Landlords across the country who were surveyed by Octopus Choice have revealed the divided state of the industry at the moment, with just over half (56%) saying they planned to keep their current investments or buy more, while 44% said they were more likely to be looking to sell up.

The dilemma being faced by many buy-to-let investors and landlords comes as a result of a spate of recent changes within the sector, with Section 24 tax rules affecting as many as 23% of those questioned who said they might leave buy-to-let, while 19% said cooling house prices were the main reason. Just under a quarter (24%) who were thinking of selling said they were making lower yields – explained by both the house prices weakening and the tax changes affecting profit margins.

Higher costs and lower returns in the capital

Perhaps unsurprisingly, this was the case to a greater degree in London than anywhere else in the country, as sky-high property prices there have begun to level out or fall in some areas, making it harder than ever to make a good yield and therefore encouraging London landlords to think about selling.

According to the figures from Octopus, over the past eight years overall returns in London for the average landlord were in negative figures, at -2.46%. The study looked at the income and costs associated with purchasing, running and selling an investment property.

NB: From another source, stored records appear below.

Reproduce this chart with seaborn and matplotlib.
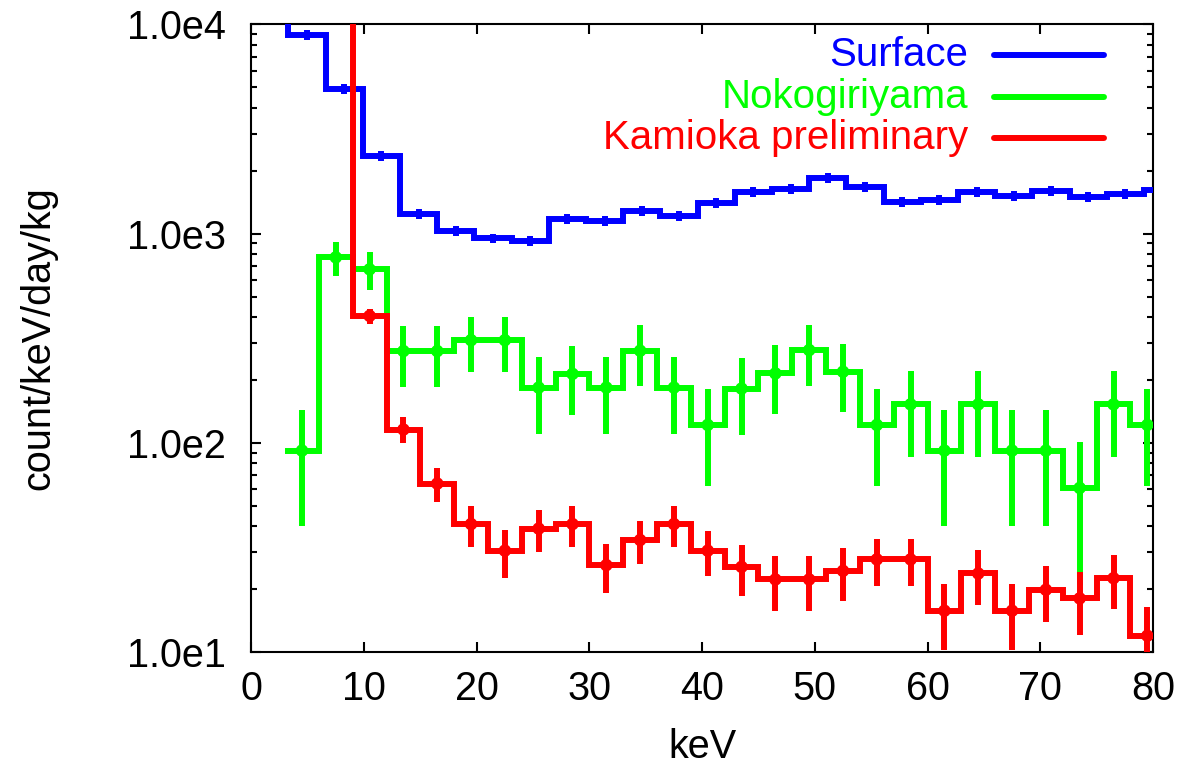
import matplotlib
matplotlib.use("Agg")
import matplotlib.pyplot as plt
from matplotlib.ticker import FixedLocator, FixedFormatter, LogLocator, NullFormatter
from matplotlib.lines import Line2D
import seaborn as sns
import numpy as np

# Surface: bins of 3.3 keV
surface_kev = [1.65, 4.95, 8.25, 11.55, 14.85, 18.15, 21.45, 24.75, 28.05, 31.35,
               34.65, 37.95, 41.25, 44.55, 47.85, 51.15, 54.45, 57.75, 61.05, 64.35,
               67.65, 70.95, 74.25, 77.55, 80.85]
surface_rate = [12000, 8900, 4900, 2350, 1240, 1030, 950, 923, 1175, 1153,
                1283, 1213, 1400, 1590, 1630, 1840, 1668, 1423, 1450, 1578,
                1520, 1597, 1503, 1550, 1620]
surface_err = [0, 500, 270, 130, 70, 57, 52, 51, 65, 63,
               70, 67, 77, 87, 90, 100, 92, 78, 80, 87,
               84, 88, 83, 85, 89]

# Nokogiriyama: bins of 3 keV
noko_kev = [4.5, 7.5, 10.5, 13.5, 16.5, 19.5, 22.5, 25.5, 28.5, 31.5, 34.5, 37.5,
            40.5, 43.5, 46.5, 49.5, 52.5, 55.5, 58.5, 61.5, 64.5, 67.5, 70.5, 73.5,
            76.5, 79.5]
noko_rate = [92, 771, 676, 275, 275, 310, 310, 184, 214, 184, 276, 184,
             122, 182, 215, 278, 219, 122, 153, 92, 153, 92, 92, 61,
             153, 122]
noko_err = [52, 145, 138, 89, 89, 92, 92, 73, 78, 73, 89, 73,
            60, 73, 78, 90, 78, 60, 67, 52, 67, 52, 52, 40,
            67, 60]

# Kamioka preliminary: bins of 3 keV
kamioka_kev = [7.5, 10.5, 13.5, 16.5, 19.5, 22.5, 25.5, 28.5, 31.5, 34.5, 37.5,
               40.5, 43.5, 46.5, 49.5, 52.5, 55.5, 58.5, 61.5, 64.5, 67.5, 70.5,
               73.5, 76.5, 79.5]
kamioka_rate = [30000, 405, 116, 64, 41, 30.6, 39, 41, 26.1, 34.4, 41,
                30.6, 25.6, 22.3, 22.3, 24.5, 27.8, 27.8, 15.8, 23.8, 15.8, 19.9,
                18.1, 22.6, 12.0]
kamioka_err = [0, 33, 16.5, 12, 9, 8, 9, 9, 7, 8, 9,
               7.5, 7, 6.5, 6.5, 7, 7, 7, 5.5, 7, 5.5, 6,
               6, 6.5, 4.5]

series_names = ["Surface", "Nokogiriyama", "Kamioka preliminary"]
series_colors = ["#0000ff", "#00ff00", "#ff0000"]

x_ticks = [0, 10, 20, 30, 40, 50, 60, 70, 80]
y_ticks = [1e1, 1e2, 1e3, 1e4]
y_tick_labels = ["1.0e1", "1.0e2", "1.0e3", "1.0e4"]

sns.set_theme(style="ticks")
plt.rcParams['font.family'] = ['Liberation Sans', 'DejaVu Sans']
plt.rcParams['text.color'] = 'black'
plt.rcParams['axes.labelcolor'] = 'black'

fig = plt.figure(figsize=(11.88, 7.75), dpi=100)
ax = fig.add_axes([0.2115, 0.1583, 0.759, 0.8102])
ax.set_yscale('log')

datasets = [
    (surface_kev, surface_rate, surface_err, 5.5),
    (noko_kev, noko_rate, noko_err, 9),
    (kamioka_kev, kamioka_rate, kamioka_err, 9),
]

for (kev, rate, err, ms), color in zip(datasets, series_colors):
    c = np.array(kev)
    w = c[1] - c[0]
    edges = np.r_[c - w / 2, c[-1] + w / 2]
    ax.stairs(rate, edges, baseline=None, color=color, linewidth=4.3, zorder=3)
    ax.errorbar(kev, rate, yerr=err, fmt='none', ecolor=color, elinewidth=4.3,
                capsize=0, zorder=3)
    sns.scatterplot(x=kev, y=rate, ax=ax, color=color, s=ms ** 2, marker='o',
                    edgecolor='none', zorder=4, legend=False)

ax.set_xlim(0, 80)
ax.set_ylim(10, 1e4)
ax.xaxis.set_major_locator(FixedLocator(x_ticks))
ax.yaxis.set_major_locator(FixedLocator(y_ticks))
ax.yaxis.set_major_formatter(FixedFormatter(y_tick_labels))
ax.yaxis.set_minor_locator(LogLocator(base=10, subs=np.arange(2, 10)))
ax.yaxis.set_minor_formatter(NullFormatter())

ax.tick_params(which='both', direction='in', top=True, right=True, width=1.5,
               colors='black', labelsize=28.5)
ax.tick_params(which='major', length=7.5)
ax.tick_params(which='minor', length=4)
ax.tick_params(axis='y', pad=18)
ax.tick_params(axis='x', pad=13)
for s in ax.spines.values():
    s.set_linewidth(1.5)
    s.set_color('black')

ax.set_xlabel("keV", fontsize=28.5, labelpad=14, color='black')
ax.set_ylabel("count/keV/day/kg", fontsize=28.5, labelpad=50, color='black')

# key in the upper right, text right-aligned before the line sample
key_y = [0.951, 0.885, 0.819]
for name, color, yy in zip(series_names, series_colors, key_y):
    ax.text(0.795, yy, name, color=color, fontsize=29, ha='right', va='center',
            transform=ax.transAxes, zorder=6)
    ax.add_line(Line2D([0.824, 0.946], [yy, yy], color=color, linewidth=4.3,
                       transform=ax.transAxes, zorder=6))

fig.savefig("out.png", dpi=100)
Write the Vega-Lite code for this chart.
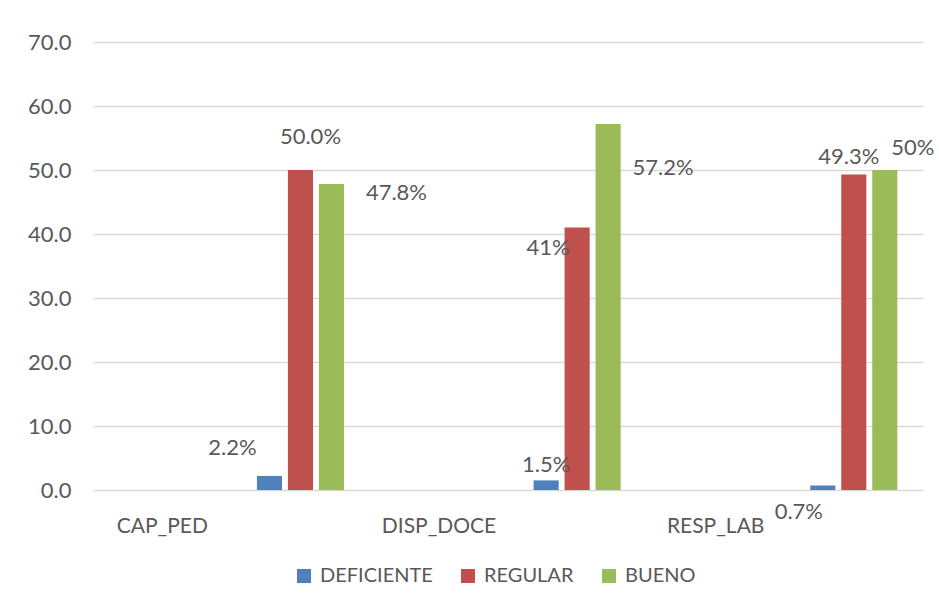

According to 2017 house price growth and rental yield figures from LiveYield, an average London property worth £475,000 would need to be sold for £590,000 in order to break even.

Choosing the right region

Sam Handfield-Jones, head of Octopus Choice, said: “Brits still have an incessant love affair with bricks and mortar – but the hassle and cost of buy-to-let is a source of growing frustration, and some landlords may find that their once reliable day-to-day income is becoming harder and harder to come by.

“But this isn’t the case across all parts of the market, with money still to be made from the right property in the right region.”

In England, the strongest performing areas were the East Midlands with 8.18% returns over eight years, the West Midlands with 6.47%, the north-west with 3.96% and the south-west with 3.91%.